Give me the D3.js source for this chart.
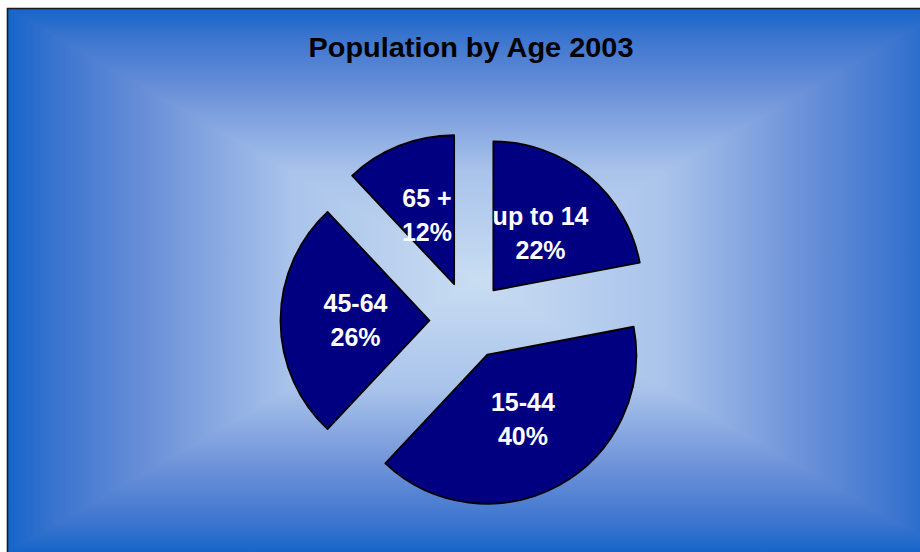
<!DOCTYPE html>
<html>
<head>
<meta charset="utf-8">
<script src="https://cdn.jsdelivr.net/npm/d3@7"></script>
<style>
  html, body { margin: 0; padding: 0; background: #fff; }
  svg { display: block; }
</style>
</head>
<body>
<svg id="chart" width="920" height="552"></svg>
<script>
// ---- data ----
const title = "Population by Age 2003";
const categories = ["up to 14", "15-44", "45-64", "65 +"];
const values = [22, 40, 26, 12];
const percentLabels = ["22%", "40%", "26%", "12%"];

// ---- layout ----
const W = 920, H = 552;
const box = { x0: 8, y0: 9, x1: 948, y1: 552 };
const gc = { x: 478, y: 280 };   // gradient centre
const pieC = { x: 468.5, y: 320.5 };
const R = 149, explode = 39, labelR = 74;

const svg = d3.select("#chart");
const defs = svg.append("defs");

const stops = [
  [0, "#1565c9"], [0.1, "#3a74ce"], [0.3, "#6b90d8"],
  [0.6, "#a9c3ea"], [1, "#c9ddf2"]
];
function grad(id, x1, y1, x2, y2) {
  const g = defs.append("linearGradient").attr("id", id)
    .attr("gradientUnits", "userSpaceOnUse")
    .attr("x1", x1).attr("y1", y1).attr("x2", x2).attr("y2", y2);
  stops.forEach(s => g.append("stop").attr("offset", s[0]).attr("stop-color", s[1]));
}
grad("gTop", 0, box.y0, 0, gc.y);
grad("gBot", 0, box.y1, 0, gc.y);
grad("gLeft", box.x0, 0, gc.x, 0);
grad("gRight", box.x1, 0, gc.x, 0);

const bg = svg.append("g");
bg.append("rect").attr("x", box.x0).attr("y", box.y0)
  .attr("width", box.x1 - box.x0).attr("height", gc.y - box.y0).attr("fill", "url(#gTop)");
bg.append("rect").attr("x", box.x0).attr("y", gc.y - 0.5)
  .attr("width", box.x1 - box.x0).attr("height", box.y1 - gc.y + 0.5).attr("fill", "url(#gBot)");
bg.append("path").attr("fill", "url(#gLeft)")
  .attr("d", `M${box.x0},${box.y0}L${gc.x},${gc.y}L${box.x0},${box.y1}Z`);
bg.append("path").attr("fill", "url(#gRight)")
  .attr("d", `M${box.x1},${box.y0}L${gc.x},${gc.y}L${box.x1},${box.y1}Z`);

// border
svg.append("path").attr("fill", "none").attr("stroke", "#1a1a1a").attr("stroke-width", 1.6)
  .attr("d", `M${box.x0 - 0.5},${H + 5}V${box.y0 - 0.5}H${W + 5}`);

// title
svg.append("text")
  .attr("x", 471).attr("y", 57)
  .attr("text-anchor", "middle")
  .attr("font-family", "Arial, 'Liberation Sans', sans-serif")
  .attr("font-weight", "bold").attr("font-size", 28)
  .attr("textLength", 325).attr("lengthAdjust", "spacingAndGlyphs")
  .attr("fill", "#000")
  .text(title);

// pie
const data = categories.map((c, i) => ({ cat: c, value: values[i], pct: percentLabels[i] }));
const pie = d3.pie().sort(null).value(d => d.value).startAngle(0).endAngle(2 * Math.PI);
const arc = d3.arc().innerRadius(0).outerRadius(R);
const arcs = pie(data);

const pg = svg.append("g").attr("transform", `translate(${pieC.x},${pieC.y})`);
const slices = pg.selectAll("g.slice").data(arcs).enter().append("g")
  .attr("class", "slice")
  .attr("transform", d => {
    const a = (d.startAngle + d.endAngle) / 2;
    return `translate(${explode * Math.sin(a)},${-explode * Math.cos(a)})`;
  });

slices.append("path")
  .attr("d", arc)
  .attr("fill", "#000080")
  .attr("stroke", "#000")
  .attr("stroke-width", 1.8)
  .attr("stroke-linejoin", "round");

const lbl = slices.append("text")
  .attr("text-anchor", "middle")
  .attr("font-family", "Arial, 'Liberation Sans', sans-serif")
  .attr("font-weight", "bold").attr("font-size", 25)
  .attr("fill", "#fff")
  .attr("transform", d => {
    const a = (d.startAngle + d.endAngle) / 2;
    return `translate(${labelR * Math.sin(a)},${-labelR * Math.cos(a)})`;
  });
lbl.append("tspan").attr("x", 0).attr("y", -17 + 8.8).text(d => d.data.cat);
lbl.append("tspan").attr("x", 0).attr("y", 17 + 8.8).text(d => d.data.pct);
</script>
</body>
</html>
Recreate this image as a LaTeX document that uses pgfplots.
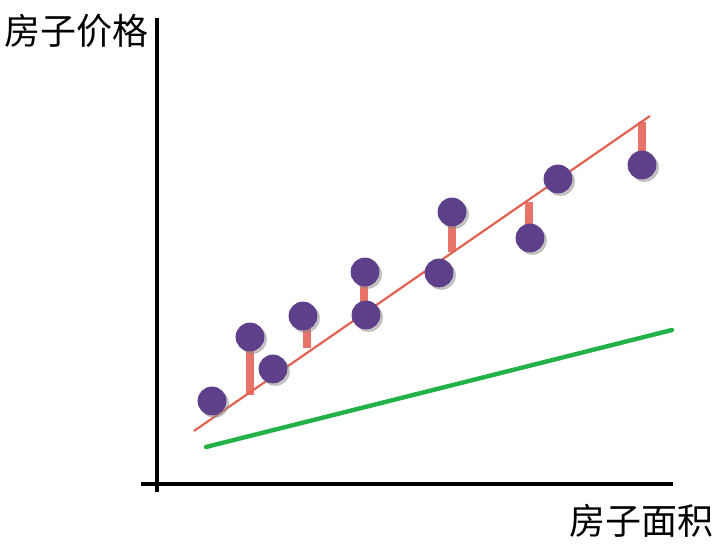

☆ ☆ ☆ ☆ ☆ ☆ ☆

▶ [PROBLEM DESCRIPTION]:
Leave the pictures out and output the rest of the listing exactly.

▶ [PROBLEM SOLUTION]:
Give me the D3.js source for this chart.
<!DOCTYPE html>
<html>
<head>
<meta charset="utf-8">
<script src="https://cdn.jsdelivr.net/npm/d3@7"></script>
<style>
  html, body { margin: 0; padding: 0; background: #fff; }
  svg { display: block; }
</style>
</head>
<body>
<svg id="chart" width="920" height="552"></svg>
<script>
// ---- data ----
const title = "Population by Age 2003";
const categories = ["up to 14", "15-44", "45-64", "65 +"];
const values = [22, 40, 26, 12];
const percentLabels = ["22%", "40%", "26%", "12%"];

// ---- layout ----
const W = 920, H = 552;
const box = { x0: 8, y0: 9, x1: 948, y1: 552 };
const gc = { x: 478, y: 280 };   // gradient centre
const pieC = { x: 468.5, y: 320.5 };
const R = 149, explode = 39, labelR = 74;

const svg = d3.select("#chart");
const defs = svg.append("defs");

const stops = [
  [0, "#1565c9"], [0.1, "#3a74ce"], [0.3, "#6b90d8"],
  [0.6, "#a9c3ea"], [1, "#c9ddf2"]
];
function grad(id, x1, y1, x2, y2) {
  const g = defs.append("linearGradient").attr("id", id)
    .attr("gradientUnits", "userSpaceOnUse")
    .attr("x1", x1).attr("y1", y1).attr("x2", x2).attr("y2", y2);
  stops.forEach(s => g.append("stop").attr("offset", s[0]).attr("stop-color", s[1]));
}
grad("gTop", 0, box.y0, 0, gc.y);
grad("gBot", 0, box.y1, 0, gc.y);
grad("gLeft", box.x0, 0, gc.x, 0);
grad("gRight", box.x1, 0, gc.x, 0);

const bg = svg.append("g");
bg.append("rect").attr("x", box.x0).attr("y", box.y0)
  .attr("width", box.x1 - box.x0).attr("height", gc.y - box.y0).attr("fill", "url(#gTop)");
bg.append("rect").attr("x", box.x0).attr("y", gc.y - 0.5)
  .attr("width", box.x1 - box.x0).attr("height", box.y1 - gc.y + 0.5).attr("fill", "url(#gBot)");
bg.append("path").attr("fill", "url(#gLeft)")
  .attr("d", `M${box.x0},${box.y0}L${gc.x},${gc.y}L${box.x0},${box.y1}Z`);
bg.append("path").attr("fill", "url(#gRight)")
  .attr("d", `M${box.x1},${box.y0}L${gc.x},${gc.y}L${box.x1},${box.y1}Z`);

// border
svg.append("path").attr("fill", "none").attr("stroke", "#1a1a1a").attr("stroke-width", 1.6)
  .attr("d", `M${box.x0 - 0.5},${H + 5}V${box.y0 - 0.5}H${W + 5}`);

// title
svg.append("text")
  .attr("x", 471).attr("y", 57)
  .attr("text-anchor", "middle")
  .attr("font-family", "Arial, 'Liberation Sans', sans-serif")
  .attr("font-weight", "bold").attr("font-size", 28)
  .attr("textLength", 325).attr("lengthAdjust", "spacingAndGlyphs")
  .attr("fill", "#000")
  .text(title);

// pie
const data = categories.map((c, i) => ({ cat: c, value: values[i], pct: percentLabels[i] }));
const pie = d3.pie().sort(null).value(d => d.value).startAngle(0).endAngle(2 * Math.PI);
const arc = d3.arc().innerRadius(0).outerRadius(R);
const arcs = pie(data);

const pg = svg.append("g").attr("transform", `translate(${pieC.x},${pieC.y})`);
const slices = pg.selectAll("g.slice").data(arcs).enter().append("g")
  .attr("class", "slice")
  .attr("transform", d => {
    const a = (d.startAngle + d.endAngle) / 2;
    return `translate(${explode * Math.sin(a)},${-explode * Math.cos(a)})`;
  });

slices.append("path")
  .attr("d", arc)
  .attr("fill", "#000080")
  .attr("stroke", "#000")
  .attr("stroke-width", 1.8)
  .attr("stroke-linejoin", "round");

const lbl = slices.append("text")
  .attr("text-anchor", "middle")
  .attr("font-family", "Arial, 'Liberation Sans', sans-serif")
  .attr("font-weight", "bold").attr("font-size", 25)
  .attr("fill", "#fff")
  .attr("transform", d => {
    const a = (d.startAngle + d.endAngle) / 2;
    return `translate(${labelR * Math.sin(a)},${-labelR * Math.cos(a)})`;
  });
lbl.append("tspan").attr("x", 0).attr("y", -17 + 8.8).text(d => d.data.cat);
lbl.append("tspan").attr("x", 0).attr("y", 17 + 8.8).text(d => d.data.pct);
</script>
</body>
</html>
Recreate this image as a LaTeX document that uses pgfplots.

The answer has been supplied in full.